LPN to BSN Degree Online
LPN to Bachelor of Science in Nursing (BSN) programs are bridge programs that help licensed practical nurses earn a bachelor's degree, which in turn can prepare them to become registered nurses. Read on to review the typical curriculum, learn how online and blended programs work in this field, and see the career outlook and salary potential for registered nurses.
Are There LPN-to-BSN Programs Online?
You can find some opportunities to enroll in a Licensed Practical Nurse (LPN) to Bachelor of Science in Nursing (BSN) program online. In many cases, you still have to attend some on-campus courses.
Usually in this type of transitional program, you spend most of your time in labs and clinical practicums gaining hands-on experience that is necessary to become a registered nurse (RN), so wholly online programs are rare. Upon completion of the program, you're eligible to sit for the National Council Licensure Examination for Registered Nurses (NCLEX-RN), which you must pass in order to practice in every U.S. state.
|Online Availability||Hybrid programs are offered most often.|
|Common Courses||Human anatomy, psychology, nutrition, physiology|
|Median Salary (2018)||$71,730 (for all registered nurses)*|
|Job Outlook (2016-2026)||15% growth (for all registered nurses)*|
Source: *U.S. Bureau of Labor Statistics
What Will I Learn in the LPN-to-BSN field?
You integrate your existing knowledge of research, communication and technology with the exploration of advanced nursing practices. Introductory courses typically cover human anatomy and physiology, psychology, nutrition and chemistry. Some programs offer a course that discusses the transition from working as a LPN to working as a RN. Higher-level courses cover public health, research, community-based care and leadership.

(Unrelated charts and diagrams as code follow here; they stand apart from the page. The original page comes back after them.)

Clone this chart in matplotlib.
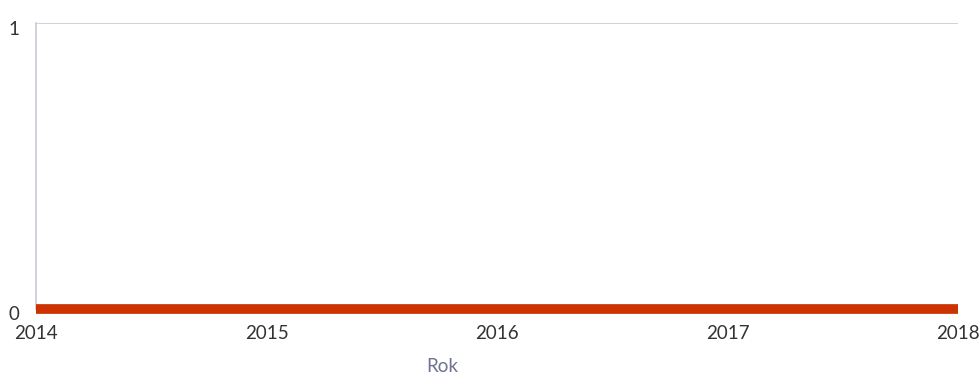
import matplotlib
matplotlib.use("Agg")
import matplotlib.pyplot as plt
from matplotlib.transforms import ScaledTranslation

years = [2014, 2015, 2016, 2017, 2018]
values = [0, 0, 0, 0, 0]
y_ticks = [0, 1]
x_label = "Rok"

plt.rcParams['font.family'] = ['Lato', 'DejaVu Sans']

fig = plt.figure(figsize=(9.8, 3.84), dpi=100)
ax = fig.add_axes([36 / 980, 75.5 / 384, 922 / 980, 285.5 / 384])

ax.plot(years, values, color='#cc3300', linewidth=7, solid_capstyle='butt', clip_on=False, zorder=3)

ax.set_xlim(2014, 2018)
ax.set_ylim(0, 1)
ax.set_xticks(years)
ax.set_yticks(y_ticks)
ax.set_yticklabels([str(v) for v in y_ticks])
ax.tick_params(axis='both', length=0, labelsize=13.5, colors='#333333')
ax.tick_params(axis='x', pad=12)
ax.tick_params(axis='y', pad=12)
shift = ScaledTranslation(0, -5 / 100, fig.dpi_scale_trans)
for lab in ax.get_yticklabels():
    lab.set_transform(lab.get_transform() + shift)

grid_c = '#c9c9d9'
ax.axhline(1, color=grid_c, linewidth=1.2, zorder=1)
for s in ['top', 'right', 'bottom']:
    ax.spines[s].set_visible(False)
ax.spines['left'].set_color(grid_c)
ax.spines['left'].set_linewidth(1.2)

fig.text(442 / 980, 1 - 367 / 384, x_label, ha='center', va='center', fontsize=13.5, color='#6f7291')

fig.savefig('out.png', dpi=100)
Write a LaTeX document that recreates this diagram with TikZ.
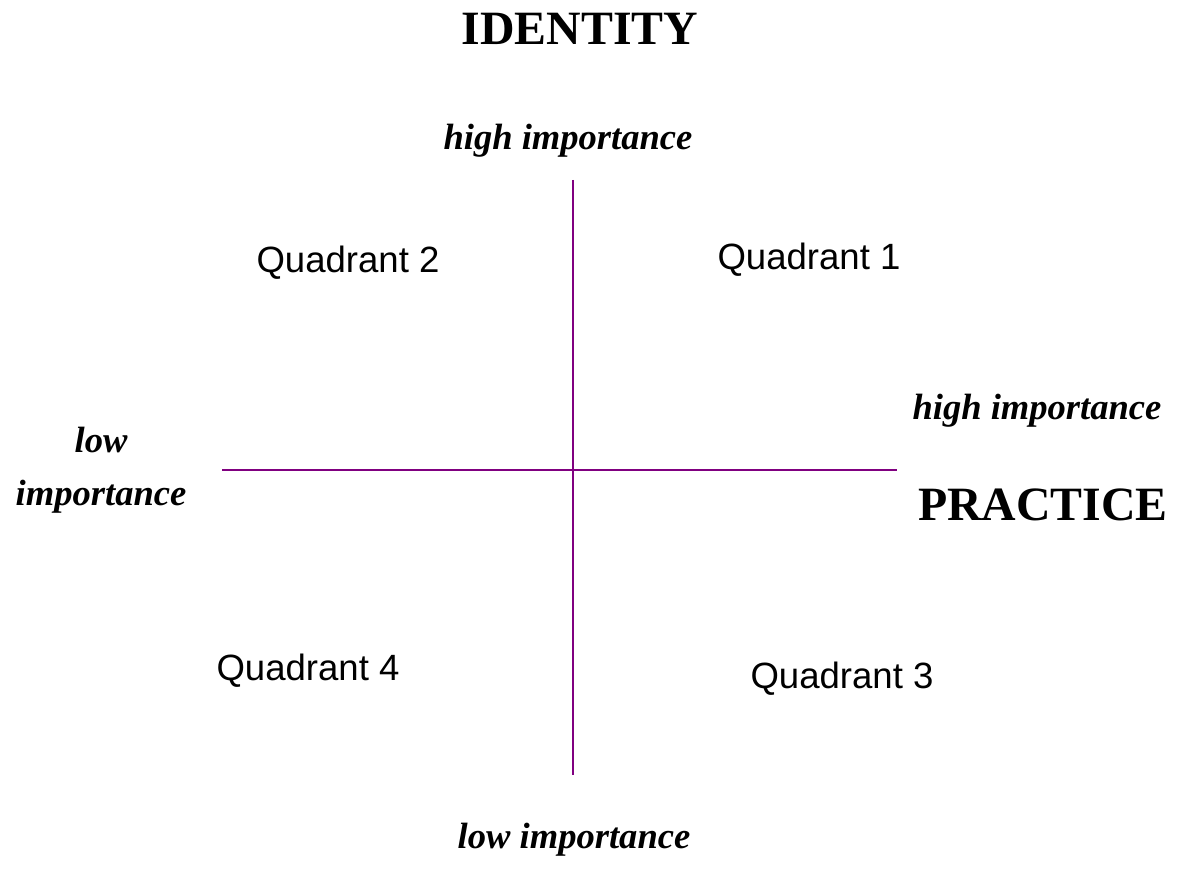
\documentclass[tikz,border=0pt]{standalone}
\usepackage{fontspec}
\setmainfont{Liberation Serif}
\setsansfont{Liberation Sans}
\definecolor{axispurple}{RGB}{128,0,128}

\begin{document}
\begin{tikzpicture}[x = 0.025cm, y = -0.025cm,
    every node/.style = {anchor = base, inner sep = 0pt},
    axis/.style = {draw = axispurple, line width = 2.1pt},
    heading/.style = {font = \fontsize{34}{40}\selectfont\bfseries},
    pole/.style = {font = \fontsize{26}{37.7}\selectfont\bfseries\itshape, align = center},
    quad/.style = {font = \fontsize{26}{31}\selectfont\sffamily}]
    \useasboundingbox (0, 0) rectangle (1177, 872);
    % axis ends
    \coordinate (top) at (573, 180);
    \coordinate (bottom) at (573, 775);
    \coordinate (left) at (222, 470);
    \coordinate (right) at (897, 470);
    \draw[axis] (top) -- (bottom);
    \draw[axis] (left) -- (right);
    % the two dimensions
    \node[heading] (identity) at (580, 45) {IDENTITY};
    \node[heading] (practice) at (1043, 520) {PRACTICE};
    % ends of each scale
    \node[pole] (idhigh) at (568, 150) {high importance};
    \node[pole] (idlow) at (574, 848) {low importance};
    \node[pole] (prhigh) at (1037, 420) {high importance};
    \node[pole, anchor = center] (prlow) at (101, 470) {low\\importance};
    % quadrant labels
    \node[quad] (q1) at (809, 270) {Quadrant 1};
    \node[quad] (q2) at (348, 273) {Quadrant 2};
    \node[quad] (q3) at (842, 688) {Quadrant 3};
    \node[quad] (q4) at (308, 680) {Quadrant 4};
\end{tikzpicture}
\end{document}
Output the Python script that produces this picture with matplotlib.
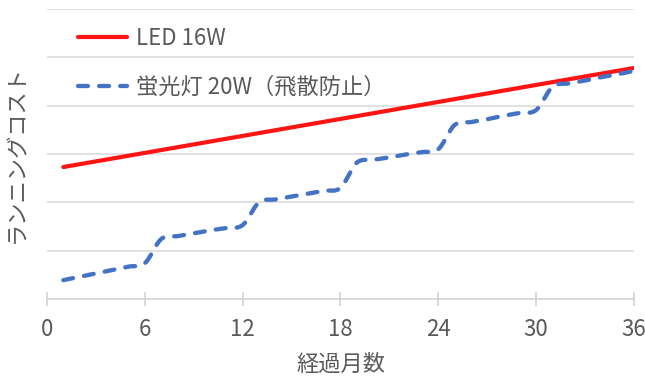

You spend a lot of time learning through hands-on experience, even if you enroll in an online program. You may need to attend on-campus courses during the summer or secure your own clinical opportunities at facilities local to your home.
Why Should I Enroll?
According to the U.S. Bureau of Labor Statistics (BLS), you can become an RN with an associate's degree, but earning a BSN provides you with many more advancement opportunities. If you want to work in teaching, consulting or administration within the nursing industry, you usually need at least a bachelor's degree, reports the BLS (www.bls.gov). Also according to BLS, in 2018 the median salary for registered nurses was $71,730.